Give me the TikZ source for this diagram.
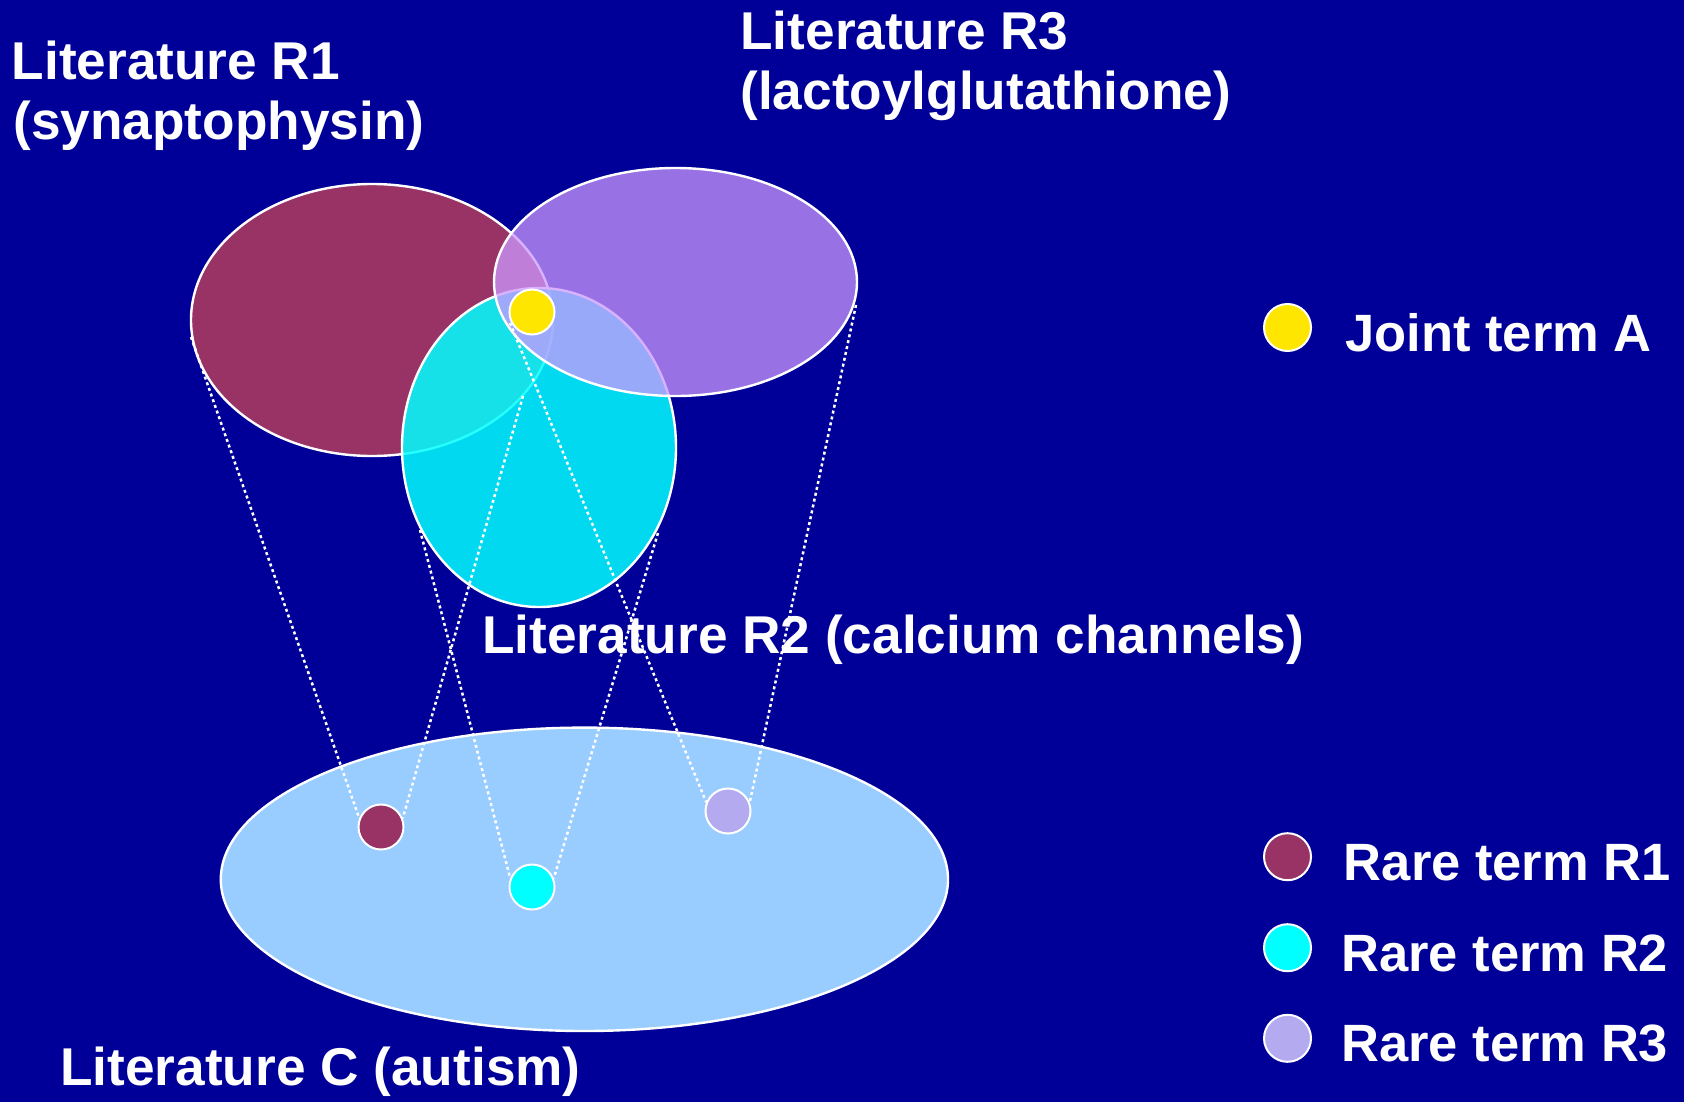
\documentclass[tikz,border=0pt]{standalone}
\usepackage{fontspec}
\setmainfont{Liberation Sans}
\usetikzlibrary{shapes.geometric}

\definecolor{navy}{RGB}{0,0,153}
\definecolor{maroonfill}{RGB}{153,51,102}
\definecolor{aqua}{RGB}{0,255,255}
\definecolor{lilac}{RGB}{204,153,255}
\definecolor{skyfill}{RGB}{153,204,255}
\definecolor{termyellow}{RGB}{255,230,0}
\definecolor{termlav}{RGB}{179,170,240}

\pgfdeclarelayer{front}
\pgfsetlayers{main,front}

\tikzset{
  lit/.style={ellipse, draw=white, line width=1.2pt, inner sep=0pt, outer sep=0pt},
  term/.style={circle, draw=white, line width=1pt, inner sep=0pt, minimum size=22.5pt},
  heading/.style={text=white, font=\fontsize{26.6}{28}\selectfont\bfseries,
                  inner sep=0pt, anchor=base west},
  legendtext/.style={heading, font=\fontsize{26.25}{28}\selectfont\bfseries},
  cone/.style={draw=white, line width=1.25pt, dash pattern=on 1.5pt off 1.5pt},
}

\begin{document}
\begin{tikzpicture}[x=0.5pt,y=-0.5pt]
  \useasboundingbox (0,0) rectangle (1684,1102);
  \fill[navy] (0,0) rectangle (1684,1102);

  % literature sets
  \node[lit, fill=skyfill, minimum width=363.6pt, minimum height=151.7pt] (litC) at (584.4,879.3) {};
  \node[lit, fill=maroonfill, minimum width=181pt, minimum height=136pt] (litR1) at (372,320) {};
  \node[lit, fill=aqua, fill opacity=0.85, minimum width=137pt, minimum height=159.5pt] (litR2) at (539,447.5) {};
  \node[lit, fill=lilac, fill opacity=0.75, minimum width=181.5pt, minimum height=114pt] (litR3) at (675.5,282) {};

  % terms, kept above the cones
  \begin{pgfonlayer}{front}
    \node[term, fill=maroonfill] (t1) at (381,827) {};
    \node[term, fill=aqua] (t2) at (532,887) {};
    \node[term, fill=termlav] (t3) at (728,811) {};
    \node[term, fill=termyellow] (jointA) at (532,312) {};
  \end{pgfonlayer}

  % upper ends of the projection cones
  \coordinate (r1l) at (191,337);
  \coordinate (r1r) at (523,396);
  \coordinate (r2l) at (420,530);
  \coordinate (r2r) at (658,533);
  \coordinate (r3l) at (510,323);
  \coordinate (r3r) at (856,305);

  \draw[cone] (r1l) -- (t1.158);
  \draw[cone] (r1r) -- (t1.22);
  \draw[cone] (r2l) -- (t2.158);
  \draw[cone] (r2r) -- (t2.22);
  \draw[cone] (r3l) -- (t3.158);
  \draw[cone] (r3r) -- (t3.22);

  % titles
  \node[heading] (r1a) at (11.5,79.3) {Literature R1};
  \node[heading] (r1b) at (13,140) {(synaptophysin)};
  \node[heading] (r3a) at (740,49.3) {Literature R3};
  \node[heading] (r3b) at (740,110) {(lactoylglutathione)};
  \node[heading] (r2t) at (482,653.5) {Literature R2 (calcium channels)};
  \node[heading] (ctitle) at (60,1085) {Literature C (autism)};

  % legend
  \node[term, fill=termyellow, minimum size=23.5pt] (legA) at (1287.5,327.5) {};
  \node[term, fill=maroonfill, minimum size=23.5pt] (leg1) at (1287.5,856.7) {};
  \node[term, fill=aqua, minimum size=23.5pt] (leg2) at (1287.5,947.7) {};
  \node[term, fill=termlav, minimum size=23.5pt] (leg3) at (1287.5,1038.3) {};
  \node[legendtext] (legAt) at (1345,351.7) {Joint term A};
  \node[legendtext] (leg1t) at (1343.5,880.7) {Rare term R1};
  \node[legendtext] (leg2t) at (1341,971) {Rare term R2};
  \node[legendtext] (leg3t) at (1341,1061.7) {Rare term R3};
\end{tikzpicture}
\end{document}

#### [Goal]
From the material above, copy everything exactly but the pictures.

#### [Response to this exercise]
Give me the TikZ source for this diagram.
\documentclass[tikz,border=0pt]{standalone}
\usepackage{fontspec}
\setmainfont{Liberation Sans}
\usetikzlibrary{shapes.geometric}

\definecolor{navy}{RGB}{0,0,153}
\definecolor{maroonfill}{RGB}{153,51,102}
\definecolor{aqua}{RGB}{0,255,255}
\definecolor{lilac}{RGB}{204,153,255}
\definecolor{skyfill}{RGB}{153,204,255}
\definecolor{termyellow}{RGB}{255,230,0}
\definecolor{termlav}{RGB}{179,170,240}

\pgfdeclarelayer{front}
\pgfsetlayers{main,front}

\tikzset{
  lit/.style={ellipse, draw=white, line width=1.2pt, inner sep=0pt, outer sep=0pt},
  term/.style={circle, draw=white, line width=1pt, inner sep=0pt, minimum size=22.5pt},
  heading/.style={text=white, font=\fontsize{26.6}{28}\selectfont\bfseries,
                  inner sep=0pt, anchor=base west},
  legendtext/.style={heading, font=\fontsize{26.25}{28}\selectfont\bfseries},
  cone/.style={draw=white, line width=1.25pt, dash pattern=on 1.5pt off 1.5pt},
}

\begin{document}
\begin{tikzpicture}[x=0.5pt,y=-0.5pt]
  \useasboundingbox (0,0) rectangle (1684,1102);
  \fill[navy] (0,0) rectangle (1684,1102);

  % literature sets
  \node[lit, fill=skyfill, minimum width=363.6pt, minimum height=151.7pt] (litC) at (584.4,879.3) {};
  \node[lit, fill=maroonfill, minimum width=181pt, minimum height=136pt] (litR1) at (372,320) {};
  \node[lit, fill=aqua, fill opacity=0.85, minimum width=137pt, minimum height=159.5pt] (litR2) at (539,447.5) {};
  \node[lit, fill=lilac, fill opacity=0.75, minimum width=181.5pt, minimum height=114pt] (litR3) at (675.5,282) {};

  % terms, kept above the cones
  \begin{pgfonlayer}{front}
    \node[term, fill=maroonfill] (t1) at (381,827) {};
    \node[term, fill=aqua] (t2) at (532,887) {};
    \node[term, fill=termlav] (t3) at (728,811) {};
    \node[term, fill=termyellow] (jointA) at (532,312) {};
  \end{pgfonlayer}

  % upper ends of the projection cones
  \coordinate (r1l) at (191,337);
  \coordinate (r1r) at (523,396);
  \coordinate (r2l) at (420,530);
  \coordinate (r2r) at (658,533);
  \coordinate (r3l) at (510,323);
  \coordinate (r3r) at (856,305);

  \draw[cone] (r1l) -- (t1.158);
  \draw[cone] (r1r) -- (t1.22);
  \draw[cone] (r2l) -- (t2.158);
  \draw[cone] (r2r) -- (t2.22);
  \draw[cone] (r3l) -- (t3.158);
  \draw[cone] (r3r) -- (t3.22);

  % titles
  \node[heading] (r1a) at (11.5,79.3) {Literature R1};
  \node[heading] (r1b) at (13,140) {(synaptophysin)};
  \node[heading] (r3a) at (740,49.3) {Literature R3};
  \node[heading] (r3b) at (740,110) {(lactoylglutathione)};
  \node[heading] (r2t) at (482,653.5) {Literature R2 (calcium channels)};
  \node[heading] (ctitle) at (60,1085) {Literature C (autism)};

  % legend
  \node[term, fill=termyellow, minimum size=23.5pt] (legA) at (1287.5,327.5) {};
  \node[term, fill=maroonfill, minimum size=23.5pt] (leg1) at (1287.5,856.7) {};
  \node[term, fill=aqua, minimum size=23.5pt] (leg2) at (1287.5,947.7) {};
  \node[term, fill=termlav, minimum size=23.5pt] (leg3) at (1287.5,1038.3) {};
  \node[legendtext] (legAt) at (1345,351.7) {Joint term A};
  \node[legendtext] (leg1t) at (1343.5,880.7) {Rare term R1};
  \node[legendtext] (leg2t) at (1341,971) {Rare term R2};
  \node[legendtext] (leg3t) at (1341,1061.7) {Rare term R3};
\end{tikzpicture}
\end{document}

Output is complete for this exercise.